** Aim **
Reproduce every line of the material below, but drop the pictures.
─── Material
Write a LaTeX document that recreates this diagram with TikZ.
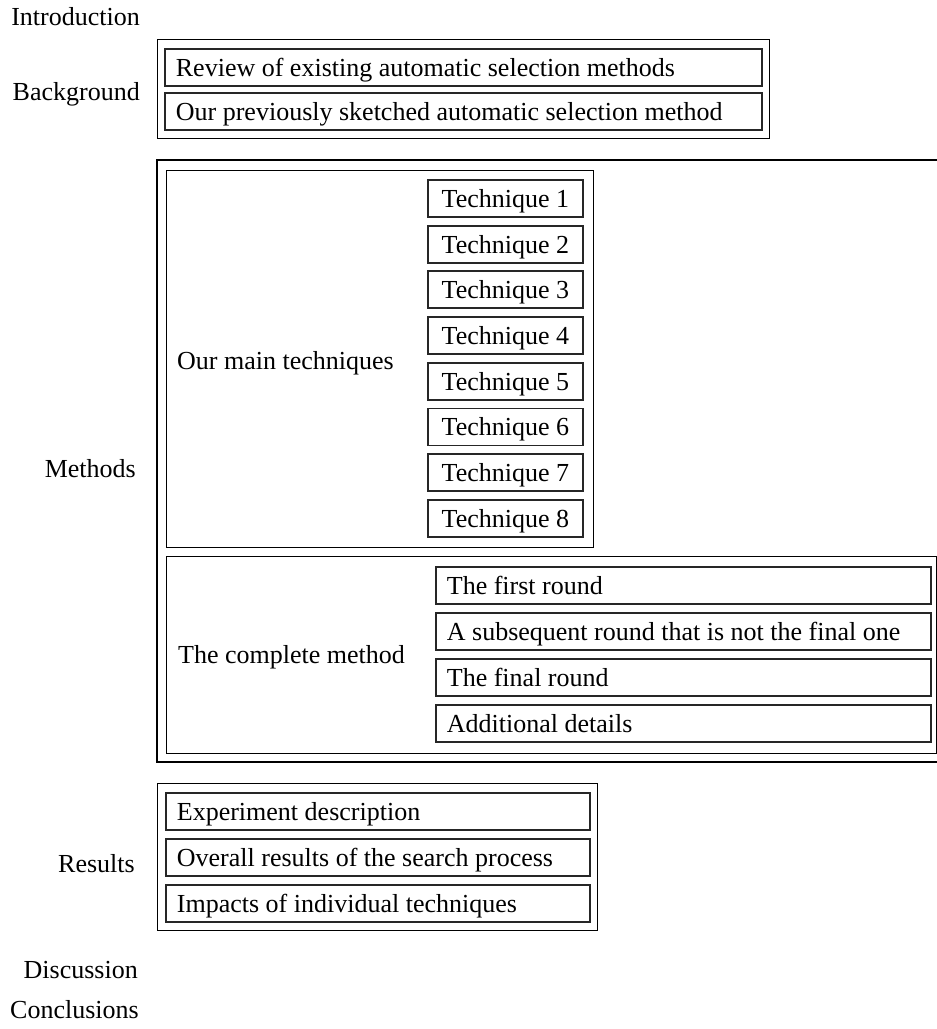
\documentclass[tikz,border=0pt]{standalone}
\usepackage{fontspec}
\setmainfont{Liberation Serif}
\begin{document}
\begin{tikzpicture}[x=1pt,y=-1pt,
  font=\fontsize{26pt}{30pt}\selectfont,
  lbl/.style={inner sep=0pt},
  obox/.style={draw=black,line width=1.4pt,inner sep=0pt,anchor=north west},
  ibox/.style={draw=black!85,line width=1.8pt,inner xsep=11pt,inner ysep=0pt,
    minimum height=37pt,text height=21pt,text depth=3pt,anchor=north west},
  tbox/.style={draw=black!85,line width=1.8pt,inner xsep=0pt,inner ysep=0pt,
    minimum width=155pt,minimum height=37pt,text height=21pt,text depth=3pt,anchor=north west}
]
\useasboundingbox (0,0) rectangle (937,1029);

% left column labels
\node[lbl,anchor=base east] (intro) at (140,25) {Introduction};
\node[lbl,anchor=base east] (backg) at (140,100) {Background};
\node[lbl,anchor=base east] (meth) at (136,477) {Methods};
\node[lbl,anchor=base east] (resl) at (135,872) {Results};
\node[lbl,anchor=base east] (disc) at (138,978) {Discussion};
\node[lbl,anchor=base east] (concl) at (139,1018) {Conclusions};

% Background
\node[obox,minimum width=612pt,minimum height=99pt] (bgbox) at (157,39) {};
\node[ibox] (review) at (164,48) {\makebox[575pt][l]{Review of existing automatic selection methods}};
\node[ibox] (prev) at (164,92) {\makebox[575pt][l]{Our previously sketched automatic selection method}};

% Methods (right side runs off the page)
\coordinate (mtr) at (945,160);
\coordinate (mbr) at (945,762);
\draw[line width=1.6pt] (mtr) -| (157,762) -- (mbr);

\node[obox,minimum width=427pt,minimum height=377pt] (mainbox) at (166,170) {};
\node[lbl,anchor=base west] (maintxt) at (177,369) {Our main techniques};
\foreach \i in {1,...,8}{
  \node[tbox] (tech\i) at (427,{179+(\i-1)*45.7}) {Technique \i};
}

\node[obox,minimum width=770pt,minimum height=197pt] (compbox) at (166,556) {};
\node[lbl,anchor=base west] (comptxt) at (178,663) {The complete method};
\node[ibox] (r1) at (435,566) {\makebox[473pt][l]{The first round}};
\node[ibox] (r2) at (435,612) {\makebox[473pt][l]{A subsequent round that is not the final one}};
\node[ibox] (r3) at (435,658) {\makebox[473pt][l]{The final round}};
\node[ibox] (r4) at (435,704) {\makebox[473pt][l]{Additional details}};

% Results
\node[obox,minimum width=440pt,minimum height=147pt] (resbox) at (157,783) {};
\node[ibox] (e1) at (165,792) {\makebox[402pt][l]{Experiment description}};
\node[ibox] (e2) at (165,838) {\makebox[402pt][l]{Overall results of the search process}};
\node[ibox] (e3) at (165,884) {\makebox[402pt][l]{Impacts of individual techniques}};
\end{tikzpicture}
\end{document}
──────
** Written answer **
Write a LaTeX document that recreates this diagram with TikZ.
\documentclass[tikz,border=0pt]{standalone}
\usepackage{fontspec}
\setmainfont{Liberation Serif}
\begin{document}
\begin{tikzpicture}[x=1pt,y=-1pt,
  font=\fontsize{26pt}{30pt}\selectfont,
  lbl/.style={inner sep=0pt},
  obox/.style={draw=black,line width=1.4pt,inner sep=0pt,anchor=north west},
  ibox/.style={draw=black!85,line width=1.8pt,inner xsep=11pt,inner ysep=0pt,
    minimum height=37pt,text height=21pt,text depth=3pt,anchor=north west},
  tbox/.style={draw=black!85,line width=1.8pt,inner xsep=0pt,inner ysep=0pt,
    minimum width=155pt,minimum height=37pt,text height=21pt,text depth=3pt,anchor=north west}
]
\useasboundingbox (0,0) rectangle (937,1029);

% left column labels
\node[lbl,anchor=base east] (intro) at (140,25) {Introduction};
\node[lbl,anchor=base east] (backg) at (140,100) {Background};
\node[lbl,anchor=base east] (meth) at (136,477) {Methods};
\node[lbl,anchor=base east] (resl) at (135,872) {Results};
\node[lbl,anchor=base east] (disc) at (138,978) {Discussion};
\node[lbl,anchor=base east] (concl) at (139,1018) {Conclusions};

% Background
\node[obox,minimum width=612pt,minimum height=99pt] (bgbox) at (157,39) {};
\node[ibox] (review) at (164,48) {\makebox[575pt][l]{Review of existing automatic selection methods}};
\node[ibox] (prev) at (164,92) {\makebox[575pt][l]{Our previously sketched automatic selection method}};

% Methods (right side runs off the page)
\coordinate (mtr) at (945,160);
\coordinate (mbr) at (945,762);
\draw[line width=1.6pt] (mtr) -| (157,762) -- (mbr);

\node[obox,minimum width=427pt,minimum height=377pt] (mainbox) at (166,170) {};
\node[lbl,anchor=base west] (maintxt) at (177,369) {Our main techniques};
\foreach \i in {1,...,8}{
  \node[tbox] (tech\i) at (427,{179+(\i-1)*45.7}) {Technique \i};
}

\node[obox,minimum width=770pt,minimum height=197pt] (compbox) at (166,556) {};
\node[lbl,anchor=base west] (comptxt) at (178,663) {The complete method};
\node[ibox] (r1) at (435,566) {\makebox[473pt][l]{The first round}};
\node[ibox] (r2) at (435,612) {\makebox[473pt][l]{A subsequent round that is not the final one}};
\node[ibox] (r3) at (435,658) {\makebox[473pt][l]{The final round}};
\node[ibox] (r4) at (435,704) {\makebox[473pt][l]{Additional details}};

% Results
\node[obox,minimum width=440pt,minimum height=147pt] (resbox) at (157,783) {};
\node[ibox] (e1) at (165,792) {\makebox[402pt][l]{Experiment description}};
\node[ibox] (e2) at (165,838) {\makebox[402pt][l]{Overall results of the search process}};
\node[ibox] (e3) at (165,884) {\makebox[402pt][l]{Impacts of individual techniques}};
\end{tikzpicture}
\end{document}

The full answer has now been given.